During Women’s History Month 2021, the International Women’s Media Foundation and Ms. began spotlighting women journalists who are making the news media stronger, more diverse and equitable. But their work didn’t end on March 31—and neither does ours. Change starts with recognizing the people behind the byline. All year, join us to learn The Story Behind Her.
This Month: Deborah Bonello
I am a journalist, but I’m also...
a woman, a runner, reader and voracious eater and cook.
How do your identities shape your work? When did you intersections help you do your job better or help you approach work differently?
Being a woman has been fundamental to this work, because it gave me the lens to start asking different questions. Versions of the reality of women in the criminal underworld seemed far removed from the reality of many women in the world today, who are increasingly visible and powerful in legal industries.
Having worked in a male-dominated field myself—journalism that is focused on organized crime—I was fascinated by the reality of women in the drug trade in ways that might not have occurred to my male colleagues. My background as a runner and in other sports gave me the endurance I needed to start and continue to ask questions, win access, and so on: to keep going even when things became painful and even boring.
Your new series, Las Patronas, shares the stories of women crime bosses in Latin America. What made you want to tell this story? How did your perspective of these women change as you reported their stories?
I was in part perplexed, and in part annoyed, by the way that women were portrayed in the realm of organized crime coverage. Mostly it was as wives, girlfriends or victims, or as an aberration: a sexy ‘sicaria’ (the female version of the cartel’s name for killers-for-hire). Most of the women were conventionally attractive in some way; their tales bombastic. It seemed unbelievable to me that given women’s ascent in other professional forums in the world, that they wouldn’t be more present—at all levels—in the ranks of organized crime. I wanted to find out if my suspicions were right, and to learn more about how women climbed and survived male-dominated, violent organizations such as these.

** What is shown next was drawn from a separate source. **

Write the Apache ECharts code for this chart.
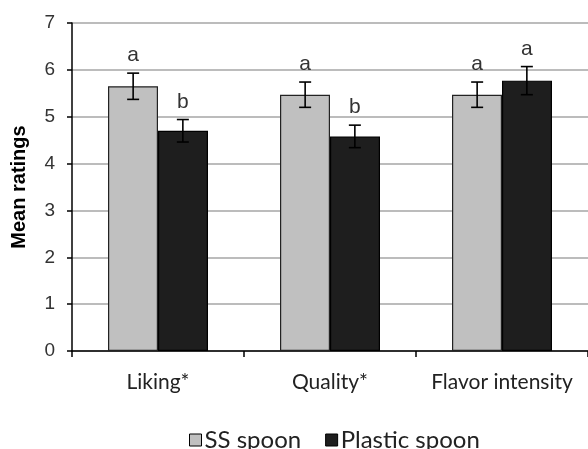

I fell for the stereotype that women in criminal organizations tend to be the good faces of those groups—kind of the PR side. But as I investigated and traveled and asked questions I realized that women were, in some cases, as formidable and violent as their male counterparts, sometimes even more so. I also understood how—much like many of the strong women around me—women had much more agency than the existing narratives gave them credit for. They weren’t being forced into this realm: They wanted the status, power and success that organized crime promises—they were ambitious, ruthless and had alot of endurance.
We know women face unique safety challenges in the field – reporting on such an intense topic, how did you keep yourself safe? What gaps do you still see in safety trainings for women journalists?
The VICE Security team and IWMF grant were fundamental in this respect. With the help of both, I was able to travel to remote zones dominated by cartels with the right security measures and technology to guide us all through. I had eyes on me the entire time during the trip, and the generous grant allowed me to invest more in security on the ground.
I do see gaps in safety training for female journalists: My feeling is we need to consider other reactions to violence and repression than submission. I think training women to better defend themselves in all realms can give them more confidence in dealing with certain situations in the field. I know this is a controversial position, and that the view is often that reactions other than submission can escalate matters, but my experience in the field suggests submission is not the only option.
I also have a mantra I never break: Never do an assignment you don’t realistically think you will survive. Basic common sense. No one wants to be THAT journalist.
How does your community lift you up? How do you uplift others in your community?
I’m fortunate to be surrounded by strong women and men, not just journalists, who understand and respect my work and are constantly encouraging me to move forward. In the past, observers have questioned my focus on organized crime—largely for safety reasons—but those who know me trust my decisions to tackle risk responsibly. They also know that my interest in this field feels so innate that there is little point in doing anything else but trying to encourage it.
As a mid-career journalist and senior editor, I do my best to meet, help and encourage journalists on their way up, and to get the best out of those who work with me.